A productive dumbbell strength workout is built on disciplined progression through the basic patterns — press, pull, squat, hinge, lunge — with each variation worked at the heaviest load you can hold strict form on, tracked over months, and progressed deliberately rather than rushed. Three focused sessions per week, anchored on heavy press, row, and leg work plus targeted accessories, builds the kind of strength that supports every athletic movement and produces real visible muscle gain at home with minimal equipment. The fastest progress comes from boring consistency on the basic patterns at the heaviest load you own, not from chasing the latest YouTube circuit.

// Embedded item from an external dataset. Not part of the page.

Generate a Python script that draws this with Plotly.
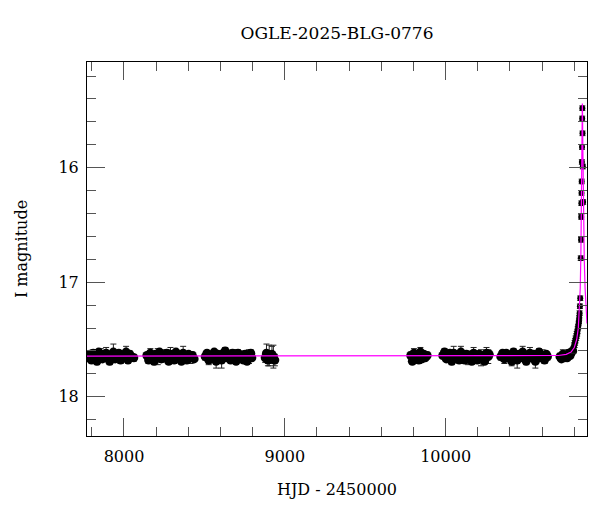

The athletes who plateau on dumbbell-only training usually skip one of three things: enough load progression on the heaviest dumbbells they own (sticking with comfortable weight instead of pushing the heaviest available pair), enough single-arm work to expose left-right asymmetries, or enough hinge-pattern work because dumbbell hinges feel less natural than barbell deadlifts. Address the missing piece and progress almost always restarts. Train dumbbells deliberately, fix your weak pattern first, and resist the temptation to stay in the comfortable middle of the dumbbell range — and your dumbbell bench, your row, your goblet squat, and the way your shoulders, knees, and lower back feel in five years will all benefit. Real dumbbell strength is the visible signature of an athlete who has trained consistently with what's available; build it deliberately, and a barbell becomes a luxury rather than a requirement.